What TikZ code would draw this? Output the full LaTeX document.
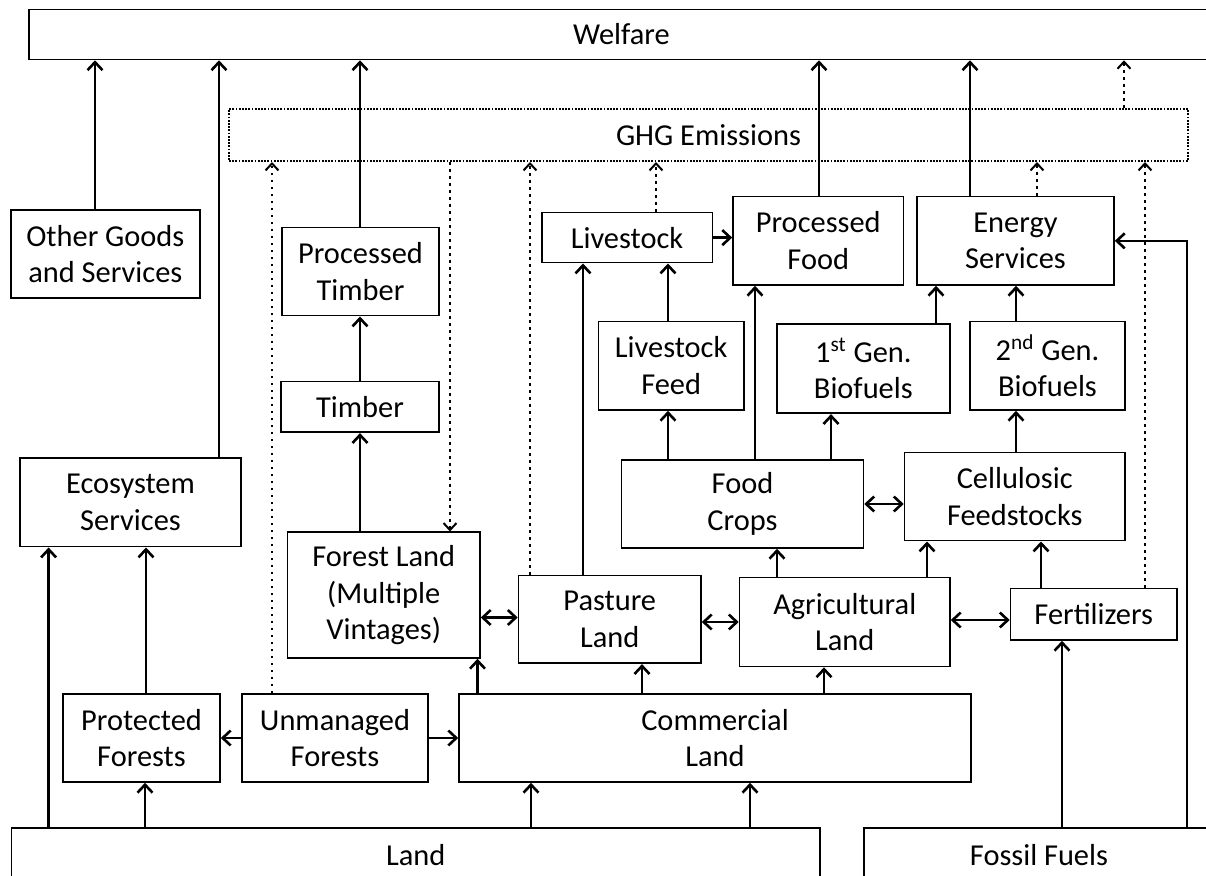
\documentclass[tikz,border=0pt]{standalone}
\usepackage{fontspec}
\setmainfont{Carlito}
\usetikzlibrary{arrows.meta}
\newcommand{\bnode}[6]{\node[box, minimum width={(#4-#2)*0.5pt}, minimum height={(#5-#3)*0.5pt}] (#1) at ({(#2+#4)/2},{(#3+#5)/2}) {#6};}
\begin{document}
\begin{tikzpicture}[x=0.5pt,y=-0.5pt,
  box/.style={draw, line width=0.8pt, inner sep=0pt, align=center, font=\fontsize{15.2}{18.3}\selectfont},
  ghgbox/.style={draw, line width=1pt, dash pattern=on 0.9pt off 0.7pt, inner sep=0pt, align=center, font=\fontsize{15.2}{18.3}\selectfont},
  arr/.style={line width=1.3pt, -{Straight Barb[length=4pt,width=7.5pt]}},
  darr/.style={line width=1.3pt, {Straight Barb[length=4pt,width=7.5pt]}-{Straight Barb[length=4pt,width=7.5pt]}},
  dotarr/.style={line width=1.3pt, dash pattern=on 1.3pt off 2.2pt, -{Straight Barb[length=3.5pt,width=6.5pt,line width=1pt]}}]
\useasboundingbox (0,0) rectangle (1206,876);
\clip (0,0) rectangle (1206,876);
\fill[white] (0,0) rectangle (1206,876);

\bnode{welfare}{28.7}{9.5}{1214}{59.5}{Welfare}
\node[ghgbox, minimum width={(1188-229)*0.5pt}, minimum height={(161-109)*0.5pt}] (ghg) at ({(229+1188)/2},{(109+161)/2}) {GHG Emissions};
\bnode{other}{10.7}{210}{200}{298}{Other Goods\\and Services}
\bnode{ptimber}{282}{227.5}{439}{315.7}{Processed\\Timber}
\bnode{livestock}{541.7}{212.5}{712.3}{262.7}{Livestock}
\bnode{pfood}{733}{196.7}{903.5}{285}{Processed\\Food}
\bnode{energy}{917}{196.7}{1114}{285}{Energy\\Services}
\bnode{timber}{281}{381.7}{439}{432.3}{Timber}
\bnode{feed}{598.3}{321.7}{744}{410}{Livestock\\Feed}
\bnode{gen1}{776.7}{324.3}{950}{413.3}{1\textsuperscript{st} Gen.\\Biofuels}
\bnode{gen2}{970}{321.7}{1125}{410}{2\textsuperscript{nd} Gen.\\Biofuels}
\bnode{eco}{20}{458}{241}{546.7}{Ecosystem\\Services}
\bnode{food}{621.5}{460}{863.5}{548}{Food\\Crops}
\bnode{cell}{904.5}{452.5}{1125}{540.7}{Cellulosic\\Feedstocks}
\bnode{forest}{287.5}{532.3}{480}{658}{Forest Land\\(Multiple\\Vintages)}
\bnode{pasture}{518.5}{575.5}{701}{663.3}{Pasture\\Land}
\bnode{agri}{739.5}{577.5}{950}{666.5}{Agricultural\\Land}
\bnode{fert}{1010.5}{588.5}{1177}{640}{Fertilizers}
\bnode{prot}{63}{694}{220}{782}{Protected\\Forests}
\bnode{unman}{242}{694}{428}{782}{Unmanaged\\Forests}
\bnode{comm}{459}{694}{971}{782}{Commercial\\Land}
\bnode{land}{11.5}{828}{820}{882}{Land}
\bnode{fossil}{864}{828}{1214}{882}{Fossil Fuels}

\draw[arr] (95,0 |- other.north) -- (95,0 |- welfare.south);
\draw[arr] (219,0 |- eco.north) -- (219,0 |- welfare.south);
\draw[arr] (360,0 |- ptimber.north) -- (360,0 |- welfare.south);
\draw[arr] (819,0 |- pfood.north) -- (819,0 |- welfare.south);
\draw[arr] (970,0 |- energy.north) -- (970,0 |- welfare.south);
\draw[dotarr] (1124,0 |- ghg.north) -- (1124,0 |- welfare.south);
\draw[dotarr] (272,0 |- unman.north) -- (272,0 |- ghg.south);
\draw[dotarr] (450,0 |- ghg.south) -- (450,0 |- forest.north);
\draw[dotarr] (530,0 |- pasture.north) -- (530,0 |- ghg.south);
\draw[dotarr] (656,0 |- livestock.north) -- (656,0 |- ghg.south);
\draw[dotarr] (1037,0 |- energy.north) -- (1037,0 |- ghg.south);
\draw[dotarr] (1145,0 |- fert.north) -- (1145,0 |- ghg.south);
\draw[arr] (360,0 |- timber.north) -- (360,0 |- ptimber.south);
\draw[arr] (360,0 |- forest.north) -- (360,0 |- timber.south);
\draw[arr] (583,0 |- pasture.north) -- (583,0 |- livestock.south);
\draw[arr] (668,0 |- feed.north) -- (668,0 |- livestock.south);
\draw[arr] (livestock.east) -- (livestock.east -| pfood.west);
\draw[arr] (755,0 |- food.north) -- (755,0 |- pfood.south);
\draw[arr] (936,0 |- gen1.north) -- (936,0 |- energy.south);
\draw[arr] (1016,0 |- gen2.north) -- (1016,0 |- energy.south);
\draw[arr] (1187,0 |- fossil.north) |- (energy.east);
\draw[arr] (668,0 |- food.north) -- (668,0 |- feed.south);
\draw[arr] (831,0 |- food.north) -- (831,0 |- gen1.south);
\draw[darr] (food.east) -- (food.east -| cell.west);
\draw[arr] (1016,0 |- cell.north) -- (1016,0 |- gen2.south);
\draw[arr] (777,0 |- agri.north) -- (777,0 |- food.south);
\draw[arr] (927,0 |- agri.north) -- (927,0 |- cell.south);
\draw[arr] (1041,0 |- fert.north) -- (1041,0 |- cell.south);
\draw[darr] (forest.east |- 0,617.5) -- (pasture.west |- 0,617.5);
\draw[darr] (pasture.east |- agri.west) -- (agri.west);
\draw[darr] (agri.east |- 0,620) -- (fert.west |- 0,620);
\draw[arr] (1062,0 |- fossil.north) -- (1062,0 |- fert.south);
\draw[arr] (477.5,0 |- comm.north) -- (477.5,0 |- forest.south);
\draw[arr] (642,0 |- comm.north) -- (642,0 |- pasture.south);
\draw[arr] (824,0 |- comm.north) -- (824,0 |- agri.south);
\draw[arr] (unman.west) -- (unman.west -| prot.east);
\draw[arr] (unman.east) -- (unman.east -| comm.west);
\draw[arr] (48.6,0 |- land.north) -- (48.6,0 |- eco.south);
\draw[arr] (146,0 |- prot.north) -- (146,0 |- eco.south);
\draw[arr] (145,0 |- land.north) -- (145,0 |- prot.south);
\draw[arr] (531,0 |- land.north) -- (531,0 |- comm.south);
\draw[arr] (750,0 |- land.north) -- (750,0 |- comm.south);
\end{tikzpicture}
\end{document}
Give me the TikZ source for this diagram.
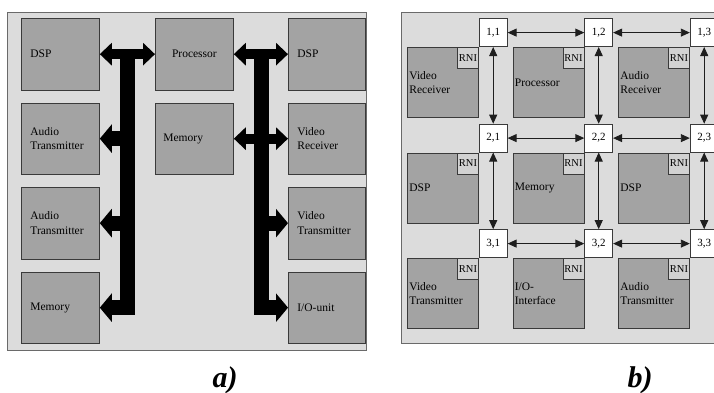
\documentclass[tikz,border=0pt]{standalone}
\usepackage{fontspec}
\setmainfont{Liberation Serif}
\usepackage{xcolor}
\usepackage{tikz}
\usetikzlibrary{arrows.meta}
\usetikzlibrary{positioning,calc}

\definecolor{panelgray}{HTML}{DCDCDC}
\definecolor{framegray}{HTML}{6A6A6A}
\definecolor{unitgray}{HTML}{A3A3A3}
\definecolor{unitline}{HTML}{3A3A3A}
\definecolor{rnigray}{HTML}{D2D2D2}
\definecolor{linkgray}{HTML}{1E1E1E}

\tikzset{
	frame/.style={draw=framegray,fill=panelgray,line width=1pt},
	unit/.style={draw=unitline,fill=unitgray,line width=0.8pt,anchor=north west,
		minimum height=71.5pt,text width=60pt,inner xsep=9pt,inner ysep=0pt,align=left,
		font=\fontsize{11.5}{14.5}\selectfont},
	module/.style={draw=unitline,fill=unitgray,line width=0.8pt,anchor=north west,
		minimum height=70pt,text width=67pt,inner xsep=2pt,inner ysep=0pt,align=left,
		font=\fontsize{11.5}{14}\selectfont},
	rni/.style={draw=unitline,fill=rnigray,line width=0.6pt,anchor=north east,
		minimum size=21pt,inner sep=0pt,font=\fontsize{10.5}{12}\selectfont},
	router/.style={draw=unitline,fill=white,line width=0.8pt,anchor=south west,
		minimum size=28pt,inner sep=0pt,font=\fontsize{11}{12}\selectfont},
	busbar/.style={line width=15pt,line cap=butt},
	busdbl/.style={line width=10pt,line cap=butt,
		{Triangle[length=12pt,width=22pt]}-{Triangle[length=12pt,width=22pt]}},
	bus/.style={line width=15pt,line cap=butt,-{Triangle[length=12pt,width=28pt]}},
	link/.style={draw=linkgray,line width=0.9pt,
		{Triangle[length=9pt,width=8pt]}-{Triangle[length=9pt,width=8pt]}},
	caption/.style={anchor=base,font=\fontsize{30}{32}\bfseries\itshape\selectfont}
}

\begin{document}
\begin{tikzpicture}[x=1pt,y=-1pt]
			\useasboundingbox (0,0) rectangle (714,392);
			\clip (0,0) rectangle (714,392);
			% a) bus
			\draw[frame] (7,12) rectangle (366,350);
			\node[unit] (dspA) at (21,18) {DSP};
			\node[unit] (atxA) at (21,102.5) {Audio\\Transmitter};
			\node[unit] (atxB) at (21,187) {Audio\\Transmitter};
			\node[unit] (memA) at (21,271.5) {Memory};
			\node[unit,align=center] (proc) at (155,18) {Processor};
			\node[unit,inner xsep=8pt,text width=62pt] (memB) at (155,102.5) {Memory};
			\node[unit,text width=59pt] (dspB) at (288,18) {DSP};
			\node[unit,text width=59pt] (vrx) at (288,102.5) {Video\\Receiver};
			\node[unit,text width=59pt] (vtx) at (288,187) {Video\\Transmitter};
			\node[unit,text width=59pt] (io) at (288,271.5) {I/O-unit};
			\coordinate (busL) at (127.5,49);
			\coordinate (busLend) at (127.5,315);
			\coordinate (busR) at (261,49);
			\coordinate (busRend) at (261,315);
			\draw[busbar] (busL) -- (busLend);
			\draw[busbar] (busR) -- (busRend);
			\draw[busdbl] (dspA.east) -- (proc.west);
			\draw[busdbl] (proc.east) -- (dspB.west);
			\draw[busdbl] (memB.east) -- (vrx.west);
			\draw[bus] (busL |- atxA.east) -- (atxA.east);
			\draw[bus] (busL |- atxB.east) -- (atxB.east);
			\draw[bus] (busL |- memA.east) -- (memA.east);
			\draw[bus] (busR |- vtx.west) -- (vtx.west);
			\draw[bus] (busR |- io.west) -- (io.west);
			\node[caption] (capA) at (225,387) {a)};
			% b) network
			\draw[frame] (401,12) rectangle (730,343);
			\node[module] (mA) at (407,47) {Video\\Receiver};
			\node[module] (mB) at (512.5,47) {Processor};
			\node[module] (mC) at (618,47) {Audio\\Receiver};
			\node[module] (mD) at (407,152.5) {DSP};
			\node[module] (mE) at (512.5,152.5) {Memory};
			\node[module] (mF) at (618,152.5) {DSP};
			\node[module] (mG) at (407,258) {Video\\Transmitter};
			\node[module] (mH) at (512.5,258) {I/O-\\Interface};
			\node[module] (mI) at (618,258) {Audio\\Transmitter};
			\node[rni] (rniA) at (mA.north east) {RNI};
			\node[rni] (rniB) at (mB.north east) {RNI};
			\node[rni] (rniC) at (mC.north east) {RNI};
			\node[rni] (rniD) at (mD.north east) {RNI};
			\node[rni] (rniE) at (mE.north east) {RNI};
			\node[rni] (rniF) at (mF.north east) {RNI};
			\node[rni] (rniG) at (mG.north east) {RNI};
			\node[rni] (rniH) at (mH.north east) {RNI};
			\node[rni] (rniI) at (mI.north east) {RNI};
			\node[router] (r11) at (mA.north east) {1,1};
			\node[router] (r12) at (mB.north east) {1,2};
			\node[router] (r13) at (mC.north east) {1,3};
			\node[router] (r21) at (mD.north east) {2,1};
			\node[router] (r22) at (mE.north east) {2,2};
			\node[router] (r23) at (mF.north east) {2,3};
			\node[router] (r31) at (mG.north east) {3,1};
			\node[router] (r32) at (mH.north east) {3,2};
			\node[router] (r33) at (mI.north east) {3,3};
			\draw[link] (r11) -- (r12);
			\draw[link] (r12) -- (r13);
			\draw[link] (r21) -- (r22);
			\draw[link] (r22) -- (r23);
			\draw[link] (r31) -- (r32);
			\draw[link] (r32) -- (r33);
			\draw[link] (r11) -- (r21);
			\draw[link] (r21) -- (r31);
			\draw[link] (r12) -- (r22);
			\draw[link] (r22) -- (r32);
			\draw[link] (r13) -- (r23);
			\draw[link] (r23) -- (r33);
			\node[caption] (capB) at (640,387) {b)};
		\end{tikzpicture}
\end{document}
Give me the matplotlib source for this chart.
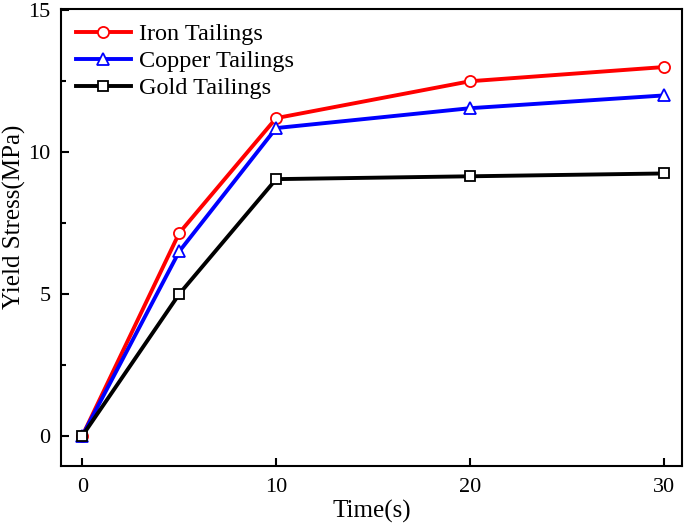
import matplotlib
matplotlib.use("Agg")
import matplotlib.pyplot as plt
from matplotlib.ticker import MultipleLocator

time_s = [0, 5, 10, 20, 30]
iron = [0, 7.15, 11.2, 12.5, 13.0]
copper = [0, 6.5, 10.85, 11.55, 12.0]
gold = [0, 5.0, 9.05, 9.15, 9.25]
labels = ["Iron Tailings", "Copper Tailings", "Gold Tailings"]

plt.rcParams['font.family'] = ['Liberation Serif', 'DejaVu Serif']
plt.rcParams['mathtext.fontset'] = 'stix'

fig = plt.figure(figsize=(6.85, 5.23), dpi=100)
ax = fig.add_axes([0.089, 0.109, 0.907, 0.874])

ax.plot(time_s, iron, '-o', color='#ff0000', mec='#ff0000', label=labels[0],
        lw=2.8, ms=8, mew=1.3, mfc='white')
ax.plot(time_s, copper, '-^', color='#0000ff', mec='#0000ff', label=labels[1],
        lw=2.8, ms=9, mew=1.3, mfc='white')
ax.plot(time_s, gold, '-s', color='black', mec='black', label=labels[2],
        lw=2.8, ms=7, mew=1.3, mfc='white')

ax.set_xlim(-1.1, 30.95)
ax.set_ylim(-1.06, 15.05)
ax.xaxis.set_major_locator(MultipleLocator(10))
ax.yaxis.set_major_locator(MultipleLocator(5))
ax.yaxis.set_minor_locator(MultipleLocator(2.5))
ax.tick_params(axis='both', which='major', direction='in', length=6, width=1.5, labelsize=16,
               top=False, right=False)
ax.tick_params(axis='x', which='major', pad=8.5)
ax.tick_params(axis='y', which='major', pad=7.5)
ax.tick_params(axis='y', which='minor', direction='in', length=3.5, width=1.5)
for s in ax.spines.values():
    s.set_linewidth(1.5)

ax.set_xlabel("Time(s)", fontsize=18, labelpad=2.5)
ax.set_ylabel("Yield Stress(MPa)", fontsize=18)
ax.yaxis.set_label_coords(-0.057, 0.545)

leg = ax.legend(loc='upper left', frameon=False, fontsize=17.5, handlelength=2.3,
                borderaxespad=0.2, borderpad=0.4, labelspacing=0.2, handletextpad=0.3)

fig.savefig("out.png", dpi=100)
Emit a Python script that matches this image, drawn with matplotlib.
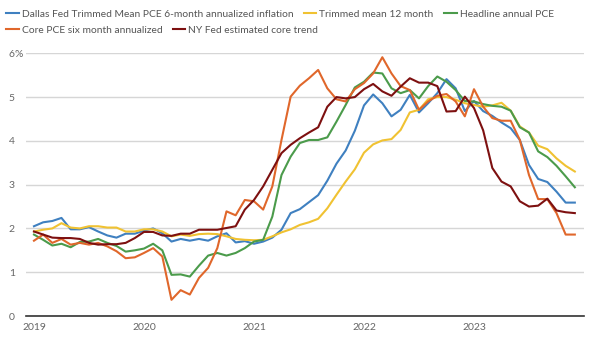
import numpy as np
import matplotlib.pyplot as plt
from matplotlib.lines import Line2D

plt.rcParams['font.family'] = ['Lato', 'DejaVu Sans']

# monthly, Jan 2019 .. Dec 2023
years = ['2019', '2020', '2021', '2022', '2023']

dallas_6m = [2.05, 2.14, 2.17, 2.24, 1.98, 1.98, 2.03, 1.93, 1.84, 1.79, 1.88, 1.88,
             1.95, 2.00, 1.89, 1.70, 1.76, 1.72, 1.76, 1.72, 1.82, 1.89, 1.68, 1.71,
             1.65, 1.70, 1.79, 1.97, 2.35, 2.44, 2.60, 2.76, 3.09, 3.48, 3.78, 4.23,
             4.81, 5.06, 4.86, 4.56, 4.71, 5.05, 4.65, 4.86, 5.09, 5.41, 5.20, 4.68,
             4.91, 4.68, 4.57, 4.42, 4.29, 4.02, 3.45, 3.13, 3.06, 2.84, 2.59, 2.59]

trimmed_12m = [1.93, 1.97, 2.00, 2.12, 2.02, 2.00, 2.05, 2.05, 2.02, 2.02, 1.93, 1.93,
               1.98, 1.98, 1.93, 1.82, 1.86, 1.83, 1.87, 1.88, 1.87, 1.82, 1.76, 1.74,
               1.73, 1.74, 1.82, 1.91, 1.98, 2.08, 2.14, 2.22, 2.46, 2.77, 3.07, 3.35,
               3.73, 3.92, 4.01, 4.04, 4.25, 4.65, 4.71, 4.95, 5.00, 5.00, 4.94, 4.86,
               4.82, 4.78, 4.81, 4.87, 4.69, 4.33, 4.19, 3.89, 3.81, 3.60, 3.43, 3.30]

headline = [1.86, 1.74, 1.61, 1.65, 1.57, 1.69, 1.70, 1.76, 1.67, 1.60, 1.47, 1.50,
            1.54, 1.65, 1.50, 0.94, 0.95, 0.90, 1.15, 1.38, 1.44, 1.38, 1.44, 1.55,
            1.70, 1.74, 2.27, 3.22, 3.64, 3.95, 4.02, 4.02, 4.08, 4.44, 4.82, 5.22,
            5.35, 5.56, 5.54, 5.20, 5.09, 5.16, 4.97, 5.25, 5.47, 5.35, 5.16, 4.91,
            4.90, 4.84, 4.80, 4.78, 4.69, 4.31, 4.19, 3.76, 3.63, 3.43, 3.19, 2.94]

core_6m = [1.72, 1.86, 1.67, 1.76, 1.63, 1.67, 1.63, 1.67, 1.59, 1.48, 1.32, 1.34,
           1.44, 1.55, 1.36, 0.37, 0.59, 0.49, 0.87, 1.10, 1.55, 2.39, 2.30, 2.65,
           2.62, 2.43, 2.96, 4.02, 5.01, 5.26, 5.43, 5.62, 5.20, 4.95, 4.90, 5.18,
           5.32, 5.54, 5.91, 5.54, 5.25, 5.16, 4.71, 4.90, 5.03, 5.07, 4.90, 4.56,
           5.18, 4.78, 4.52, 4.46, 4.46, 4.02, 3.22, 2.67, 2.67, 2.35, 1.86, 1.86]

nyfed_trend = [1.93, 1.86, 1.79, 1.78, 1.78, 1.76, 1.67, 1.63, 1.64, 1.64, 1.67, 1.78,
               1.92, 1.92, 1.84, 1.83, 1.88, 1.88, 1.97, 1.97, 1.97, 2.01, 2.05, 2.43,
               2.65, 2.96, 3.34, 3.72, 3.91, 4.06, 4.19, 4.31, 4.78, 5.00, 4.97, 5.00,
               5.18, 5.30, 5.13, 5.03, 5.24, 5.43, 5.33, 5.33, 5.25, 4.67, 4.68, 5.01,
               4.75, 4.24, 3.38, 3.07, 2.96, 2.62, 2.50, 2.52, 2.68, 2.41, 2.37, 2.35]

series = [
    ('Dallas Fed Trimmed Mean PCE 6-month annualized inflation', dallas_6m, '#3f80c0'),
    ('Trimmed mean 12 month', trimmed_12m, '#f0c232'),
    ('Headline annual PCE', headline, '#4b9b4b'),
    ('Core PCE six month annualized', core_6m, '#e0672b'),
    ('NY Fed estimated core trend', nyfed_trend, '#7d1010'),
]

fig = plt.figure(figsize=(6, 3.4), dpi=100)
ax = fig.add_axes([26/600, 1 - 316/340, 558/600, (316 - 53.3)/340])

months = np.arange(len(dallas_6m))
for label, vals, col in series:
    ax.plot(months, vals, color=col, lw=1.5, label=label)

ax.set_xlim(-0.87, 60)
ax.set_ylim(0, 6)
ax.set_yticks(range(7))
ax.set_yticklabels([str(i) for i in range(7)])
ax.set_xticks([0, 12, 24, 36, 48])
ax.set_xticklabels(years)
ax.grid(axis='y', color='#d6d6d6', lw=1)
ax.set_axisbelow(True)
for s in ['top', 'right', 'left']:
    ax.spines[s].set_visible(False)
ax.spines['bottom'].set_color('#333333')
ax.spines['bottom'].set_linewidth(1.2)
ax.tick_params(axis='both', length=0, labelsize=7.5, labelcolor='#666666')
ax.tick_params(axis='y', pad=8)
ax.tick_params(axis='x', pad=5)
# percent sign hangs after the top tick number
ax.annotate('%', xy=(0, 6), xycoords=ax.get_yaxis_transform(),
            xytext=(-8, 0), textcoords='offset points', fontsize=7.5,
            color='#666666', ha='left', va='center_baseline')

# legend in two rows
h = {lab: Line2D([], [], color=c, lw=1.5) for lab, _, c in series}
labs = [s[0] for s in series]
kw = dict(frameon=False, fontsize=7.4, handlelength=1.25, handletextpad=0.28,
          columnspacing=1.0, labelcolor='#555555', borderaxespad=0, borderpad=0)
leg1 = fig.legend([h[l] for l in labs[:3]], labs[:3], loc='center left',
                  bbox_to_anchor=(6/600, 1 - 14/340), ncol=3, **kw)
leg2 = fig.legend([h[l] for l in labs[3:]], labs[3:], loc='center left',
                  bbox_to_anchor=(6/600, 1 - 30/340), ncol=2, **kw)

fig.savefig('out.png', dpi=100)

· · ·

■ GIVEN PROBLEM
Which lines contain "matplotlib"? Copy each of them.

■ FULL RESPONSE
Give me the matplotlib source for this chart.
import matplotlib
matplotlib.use("Agg")
import matplotlib.pyplot as plt
from matplotlib.ticker import MultipleLocator
Emit a Python script that matches this image, drawn with matplotlib.
import matplotlib.pyplot as plt
from matplotlib.lines import Line2D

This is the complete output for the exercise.